# [GIVEN MATERIAL]

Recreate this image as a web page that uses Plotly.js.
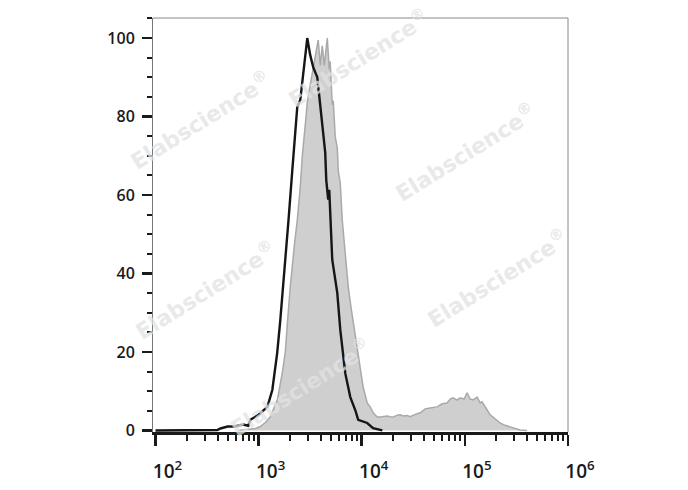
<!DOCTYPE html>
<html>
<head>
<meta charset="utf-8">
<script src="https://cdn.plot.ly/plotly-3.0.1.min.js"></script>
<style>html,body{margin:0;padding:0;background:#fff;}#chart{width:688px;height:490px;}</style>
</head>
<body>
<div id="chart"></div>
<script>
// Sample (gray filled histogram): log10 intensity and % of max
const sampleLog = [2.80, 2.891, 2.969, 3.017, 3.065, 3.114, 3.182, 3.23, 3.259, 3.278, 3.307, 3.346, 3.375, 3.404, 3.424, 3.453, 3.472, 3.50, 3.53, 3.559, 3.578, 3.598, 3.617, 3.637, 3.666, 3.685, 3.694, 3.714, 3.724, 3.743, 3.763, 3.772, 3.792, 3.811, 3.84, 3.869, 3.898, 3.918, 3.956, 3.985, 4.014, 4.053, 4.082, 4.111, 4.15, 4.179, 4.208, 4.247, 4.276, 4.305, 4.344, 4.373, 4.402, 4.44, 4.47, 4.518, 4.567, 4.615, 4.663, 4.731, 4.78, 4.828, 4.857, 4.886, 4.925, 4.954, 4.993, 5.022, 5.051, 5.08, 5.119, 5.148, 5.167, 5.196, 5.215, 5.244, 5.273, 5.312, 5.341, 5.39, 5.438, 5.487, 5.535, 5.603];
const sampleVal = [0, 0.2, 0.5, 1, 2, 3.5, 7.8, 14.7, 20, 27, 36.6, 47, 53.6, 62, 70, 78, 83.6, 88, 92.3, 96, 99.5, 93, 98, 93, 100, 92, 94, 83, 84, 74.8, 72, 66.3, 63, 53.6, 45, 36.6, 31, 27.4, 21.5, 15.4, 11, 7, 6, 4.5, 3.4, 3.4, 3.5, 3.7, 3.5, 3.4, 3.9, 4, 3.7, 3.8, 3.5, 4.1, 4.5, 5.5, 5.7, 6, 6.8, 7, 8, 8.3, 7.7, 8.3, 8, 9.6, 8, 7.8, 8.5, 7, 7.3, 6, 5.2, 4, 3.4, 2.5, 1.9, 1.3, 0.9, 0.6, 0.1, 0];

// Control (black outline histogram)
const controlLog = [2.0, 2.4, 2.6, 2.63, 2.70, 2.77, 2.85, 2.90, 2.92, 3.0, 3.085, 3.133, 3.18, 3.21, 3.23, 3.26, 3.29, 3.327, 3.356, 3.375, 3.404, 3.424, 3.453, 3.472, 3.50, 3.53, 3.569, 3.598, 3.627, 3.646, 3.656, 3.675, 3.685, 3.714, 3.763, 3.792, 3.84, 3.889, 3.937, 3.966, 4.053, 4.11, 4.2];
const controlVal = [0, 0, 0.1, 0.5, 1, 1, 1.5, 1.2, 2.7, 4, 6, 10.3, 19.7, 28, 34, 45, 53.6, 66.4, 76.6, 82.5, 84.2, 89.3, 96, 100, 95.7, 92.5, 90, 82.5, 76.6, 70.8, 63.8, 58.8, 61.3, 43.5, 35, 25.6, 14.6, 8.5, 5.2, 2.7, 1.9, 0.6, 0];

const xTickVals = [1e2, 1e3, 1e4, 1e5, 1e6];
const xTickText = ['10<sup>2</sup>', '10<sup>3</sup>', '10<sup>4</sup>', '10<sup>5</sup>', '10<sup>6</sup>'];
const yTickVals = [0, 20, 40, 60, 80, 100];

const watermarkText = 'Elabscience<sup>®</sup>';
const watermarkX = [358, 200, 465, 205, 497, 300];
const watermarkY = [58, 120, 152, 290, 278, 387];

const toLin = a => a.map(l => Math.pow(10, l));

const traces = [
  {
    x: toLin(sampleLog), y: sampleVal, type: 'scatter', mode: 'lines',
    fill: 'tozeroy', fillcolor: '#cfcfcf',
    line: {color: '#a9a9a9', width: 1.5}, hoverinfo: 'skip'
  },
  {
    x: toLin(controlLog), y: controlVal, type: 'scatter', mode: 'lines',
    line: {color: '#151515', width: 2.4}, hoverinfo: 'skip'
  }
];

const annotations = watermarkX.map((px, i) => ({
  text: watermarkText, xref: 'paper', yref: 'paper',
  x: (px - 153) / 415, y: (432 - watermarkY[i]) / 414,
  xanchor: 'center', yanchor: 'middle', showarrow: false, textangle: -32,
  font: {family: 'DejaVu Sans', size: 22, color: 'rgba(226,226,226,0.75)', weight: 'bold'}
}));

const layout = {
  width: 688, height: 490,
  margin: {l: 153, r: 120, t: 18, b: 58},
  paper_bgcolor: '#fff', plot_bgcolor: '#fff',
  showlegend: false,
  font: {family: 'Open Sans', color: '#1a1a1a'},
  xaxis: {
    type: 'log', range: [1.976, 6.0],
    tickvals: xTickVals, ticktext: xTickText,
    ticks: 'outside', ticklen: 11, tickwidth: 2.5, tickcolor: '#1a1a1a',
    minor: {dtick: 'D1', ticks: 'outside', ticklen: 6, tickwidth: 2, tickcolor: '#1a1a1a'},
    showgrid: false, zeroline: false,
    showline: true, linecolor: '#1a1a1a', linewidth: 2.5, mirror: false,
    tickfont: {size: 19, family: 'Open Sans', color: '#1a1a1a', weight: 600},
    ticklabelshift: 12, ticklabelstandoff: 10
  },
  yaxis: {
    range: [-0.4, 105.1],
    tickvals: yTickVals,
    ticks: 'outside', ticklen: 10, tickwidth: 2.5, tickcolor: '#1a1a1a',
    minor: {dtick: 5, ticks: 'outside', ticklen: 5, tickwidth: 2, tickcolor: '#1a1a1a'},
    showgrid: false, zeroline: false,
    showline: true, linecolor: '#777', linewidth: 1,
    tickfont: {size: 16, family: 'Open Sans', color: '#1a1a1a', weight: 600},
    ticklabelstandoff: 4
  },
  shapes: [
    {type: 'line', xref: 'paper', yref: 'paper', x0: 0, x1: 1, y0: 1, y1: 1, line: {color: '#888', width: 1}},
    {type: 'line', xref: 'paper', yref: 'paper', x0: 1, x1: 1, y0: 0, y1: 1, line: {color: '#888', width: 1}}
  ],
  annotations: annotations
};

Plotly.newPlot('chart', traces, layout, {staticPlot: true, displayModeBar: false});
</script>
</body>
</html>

# [PROBLEM TO SOLVE]
All of the material above should be reproduced exactly, except the pictures.

# [EXPECTED ANSWER]
Recreate this image as a web page that uses Plotly.js.
<!DOCTYPE html>
<html>
<head>
<meta charset="utf-8">
<script src="https://cdn.plot.ly/plotly-3.0.1.min.js"></script>
<style>html,body{margin:0;padding:0;background:#fff;}#chart{width:688px;height:490px;}</style>
</head>
<body>
<div id="chart"></div>
<script>
// Sample (gray filled histogram): log10 intensity and % of max
const sampleLog = [2.80, 2.891, 2.969, 3.017, 3.065, 3.114, 3.182, 3.23, 3.259, 3.278, 3.307, 3.346, 3.375, 3.404, 3.424, 3.453, 3.472, 3.50, 3.53, 3.559, 3.578, 3.598, 3.617, 3.637, 3.666, 3.685, 3.694, 3.714, 3.724, 3.743, 3.763, 3.772, 3.792, 3.811, 3.84, 3.869, 3.898, 3.918, 3.956, 3.985, 4.014, 4.053, 4.082, 4.111, 4.15, 4.179, 4.208, 4.247, 4.276, 4.305, 4.344, 4.373, 4.402, 4.44, 4.47, 4.518, 4.567, 4.615, 4.663, 4.731, 4.78, 4.828, 4.857, 4.886, 4.925, 4.954, 4.993, 5.022, 5.051, 5.08, 5.119, 5.148, 5.167, 5.196, 5.215, 5.244, 5.273, 5.312, 5.341, 5.39, 5.438, 5.487, 5.535, 5.603];
const sampleVal = [0, 0.2, 0.5, 1, 2, 3.5, 7.8, 14.7, 20, 27, 36.6, 47, 53.6, 62, 70, 78, 83.6, 88, 92.3, 96, 99.5, 93, 98, 93, 100, 92, 94, 83, 84, 74.8, 72, 66.3, 63, 53.6, 45, 36.6, 31, 27.4, 21.5, 15.4, 11, 7, 6, 4.5, 3.4, 3.4, 3.5, 3.7, 3.5, 3.4, 3.9, 4, 3.7, 3.8, 3.5, 4.1, 4.5, 5.5, 5.7, 6, 6.8, 7, 8, 8.3, 7.7, 8.3, 8, 9.6, 8, 7.8, 8.5, 7, 7.3, 6, 5.2, 4, 3.4, 2.5, 1.9, 1.3, 0.9, 0.6, 0.1, 0];

// Control (black outline histogram)
const controlLog = [2.0, 2.4, 2.6, 2.63, 2.70, 2.77, 2.85, 2.90, 2.92, 3.0, 3.085, 3.133, 3.18, 3.21, 3.23, 3.26, 3.29, 3.327, 3.356, 3.375, 3.404, 3.424, 3.453, 3.472, 3.50, 3.53, 3.569, 3.598, 3.627, 3.646, 3.656, 3.675, 3.685, 3.714, 3.763, 3.792, 3.84, 3.889, 3.937, 3.966, 4.053, 4.11, 4.2];
const controlVal = [0, 0, 0.1, 0.5, 1, 1, 1.5, 1.2, 2.7, 4, 6, 10.3, 19.7, 28, 34, 45, 53.6, 66.4, 76.6, 82.5, 84.2, 89.3, 96, 100, 95.7, 92.5, 90, 82.5, 76.6, 70.8, 63.8, 58.8, 61.3, 43.5, 35, 25.6, 14.6, 8.5, 5.2, 2.7, 1.9, 0.6, 0];

const xTickVals = [1e2, 1e3, 1e4, 1e5, 1e6];
const xTickText = ['10<sup>2</sup>', '10<sup>3</sup>', '10<sup>4</sup>', '10<sup>5</sup>', '10<sup>6</sup>'];
const yTickVals = [0, 20, 40, 60, 80, 100];

const watermarkText = 'Elabscience<sup>®</sup>';
const watermarkX = [358, 200, 465, 205, 497, 300];
const watermarkY = [58, 120, 152, 290, 278, 387];

const toLin = a => a.map(l => Math.pow(10, l));

const traces = [
  {
    x: toLin(sampleLog), y: sampleVal, type: 'scatter', mode: 'lines',
    fill: 'tozeroy', fillcolor: '#cfcfcf',
    line: {color: '#a9a9a9', width: 1.5}, hoverinfo: 'skip'
  },
  {
    x: toLin(controlLog), y: controlVal, type: 'scatter', mode: 'lines',
    line: {color: '#151515', width: 2.4}, hoverinfo: 'skip'
  }
];

const annotations = watermarkX.map((px, i) => ({
  text: watermarkText, xref: 'paper', yref: 'paper',
  x: (px - 153) / 415, y: (432 - watermarkY[i]) / 414,
  xanchor: 'center', yanchor: 'middle', showarrow: false, textangle: -32,
  font: {family: 'DejaVu Sans', size: 22, color: 'rgba(226,226,226,0.75)', weight: 'bold'}
}));

const layout = {
  width: 688, height: 490,
  margin: {l: 153, r: 120, t: 18, b: 58},
  paper_bgcolor: '#fff', plot_bgcolor: '#fff',
  showlegend: false,
  font: {family: 'Open Sans', color: '#1a1a1a'},
  xaxis: {
    type: 'log', range: [1.976, 6.0],
    tickvals: xTickVals, ticktext: xTickText,
    ticks: 'outside', ticklen: 11, tickwidth: 2.5, tickcolor: '#1a1a1a',
    minor: {dtick: 'D1', ticks: 'outside', ticklen: 6, tickwidth: 2, tickcolor: '#1a1a1a'},
    showgrid: false, zeroline: false,
    showline: true, linecolor: '#1a1a1a', linewidth: 2.5, mirror: false,
    tickfont: {size: 19, family: 'Open Sans', color: '#1a1a1a', weight: 600},
    ticklabelshift: 12, ticklabelstandoff: 10
  },
  yaxis: {
    range: [-0.4, 105.1],
    tickvals: yTickVals,
    ticks: 'outside', ticklen: 10, tickwidth: 2.5, tickcolor: '#1a1a1a',
    minor: {dtick: 5, ticks: 'outside', ticklen: 5, tickwidth: 2, tickcolor: '#1a1a1a'},
    showgrid: false, zeroline: false,
    showline: true, linecolor: '#777', linewidth: 1,
    tickfont: {size: 16, family: 'Open Sans', color: '#1a1a1a', weight: 600},
    ticklabelstandoff: 4
  },
  shapes: [
    {type: 'line', xref: 'paper', yref: 'paper', x0: 0, x1: 1, y0: 1, y1: 1, line: {color: '#888', width: 1}},
    {type: 'line', xref: 'paper', yref: 'paper', x0: 1, x1: 1, y0: 0, y1: 1, line: {color: '#888', width: 1}}
  ],
  annotations: annotations
};

Plotly.newPlot('chart', traces, layout, {staticPlot: true, displayModeBar: false});
</script>
</body>
</html>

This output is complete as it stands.